At the Buffalo address to workers in November, Schultz held Starbucks up as a model employer willing to buck conventional corporate wisdom by providing health coverage to part-time employees, stock options and free tuition to online college. The speech was punctuated with a refrain that was a window into his philosophy on unions: “Who forced us to that? Pushed us to do it? No one. We did it because we thought it was the right thing.”

At Starbucks board meetings, two empty chairs are placed at the table, one symbolically representing customers, the other workers. The empty chairs were Schultz’s idea. Some employees say they want a real seat at the table. They say they face an increasingly grueling work environment, harassment from customers and difficulty cobbling together enough hours to qualify for health benefits. “We don’t really have a living wage. We have benefits that are really hard to obtain, and they’re not accessible to a lot of people. And we also just have scheduling that is so inconsistent that we just never have the hours that we really need to even get those benefits or even just to pay our bills,” Serrano said.

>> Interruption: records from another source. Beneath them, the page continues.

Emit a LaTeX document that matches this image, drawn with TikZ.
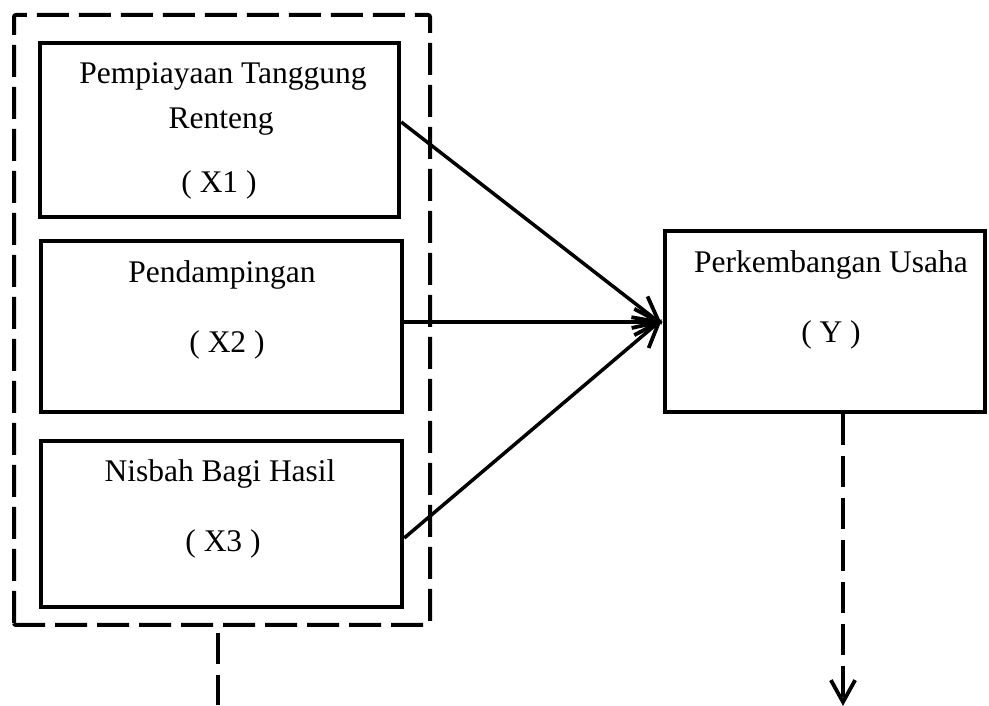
\documentclass[tikz,border=0pt]{standalone}
\usepackage{fontspec}
\setmainfont{Liberation Serif}
\usetikzlibrary{calc}
\begin{document}
\begin{tikzpicture}[x=1pt,y=1pt,
  varbox/.style={draw,line width=4.5pt,inner sep=0pt},
  lbl/.style={font=\fontsize{31.5}{38}\selectfont,inner sep=0pt,anchor=base},
  grp/.style={draw,line width=4pt,dash pattern=on 32pt off 10pt,rounded corners=2pt},
  conn/.style={line width=3.5pt},
  barb/.style={line width=3.8pt,line join=miter},
  dconn/.style={line width=4pt,dash pattern=on 31pt off 11pt},
]
\useasboundingbox (0,0) rectangle (989,705);
% group
\draw[grp] (14,80) rectangle (430,690);
% boxes (y = 705 - pixel y)
\node[varbox,minimum width=359pt,minimum height=174pt] (x1) at (219.5,575) {};
\node[varbox,minimum width=361pt,minimum height=171pt] (x2) at (221.5,378.5) {};
\node[varbox,minimum width=361pt,minimum height=166pt] (x3) at (221.5,181) {};
\node[varbox,minimum width=320pt,minimum height=181pt] (y) at (825,383.5) {};
% labels
\node[lbl] (t1a) at (223,621) {Pempiayaan Tanggung};
\node[lbl] (t1b) at (221,576) {Renteng};
\node[lbl] (t1c) at (219,512) {( X1 )};
\node[lbl] (t2a) at (222,422) {Pendampingan};
\node[lbl] (t2b) at (227,352) {( X2 )};
\node[lbl] (t3a) at (220,223) {Nisbah Bagi Hasil};
\node[lbl] (t3b) at (223,153) {( X3 )};
\node[lbl] (tya) at (831,432) {Perkembangan Usaha};
\node[lbl] (tyb) at (831,362) {( Y )};
% connectors
\coordinate (tip) at (659,383);
\coordinate (s1) at (x1.east|-0,583);
\coordinate (s2) at (x2.east|-tip);
\coordinate (s3) at (x3.east|-0,167);
\foreach \s in {s1,s2,s3}{
  \draw[conn] (\s) -- (tip);
  \draw[barb] ($(tip)!28pt!28:(\s)$) -- (tip) -- ($(tip)!28pt!-28:(\s)$);
}
% dashed out-lines
\coordinate (gb) at (218,72);
\coordinate (ge) at (218,0);
\draw[dconn] (gb) -- (ge);
\coordinate (yb) at (y.south-|843,0);
\coordinate (ye) at (843,3);
\draw[dconn] (yb) -- ($(ye)+(0,2)$);
\draw[barb] ($(ye)!25pt!29:(yb)$) -- (ye) -- ($(ye)!25pt!-29:(yb)$);
\end{tikzpicture}
\end{document}
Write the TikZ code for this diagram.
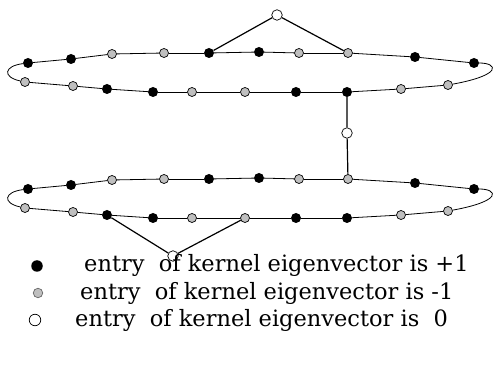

Serrano is hopeful that the new CEO will bargain in good faith with the union, and make Starbucks a better workplace. Serrano, like Keeling, has attended bargaining sessions only to have Starbucks representatives leave after just a few minutes — a pattern that has been repeated around the country. Starbucks has objected to having union members attend bargaining sessions via Zoom, charging that those sessions are being recorded. The union and Starbucks have filed unfair labor practices charges against one another over the claims. No union stores have signed contracts with the company.

“A lot of us are excited to see Howard Schultz answer to these injustices,” Serrano said.  At the same time, they said, “We want to work with Starbucks.” Serrano said that if Starbucks stopped “acting in bad faith,” the two sides might reach an agreement “that would not just benefit us but would, in the end, benefit the company.”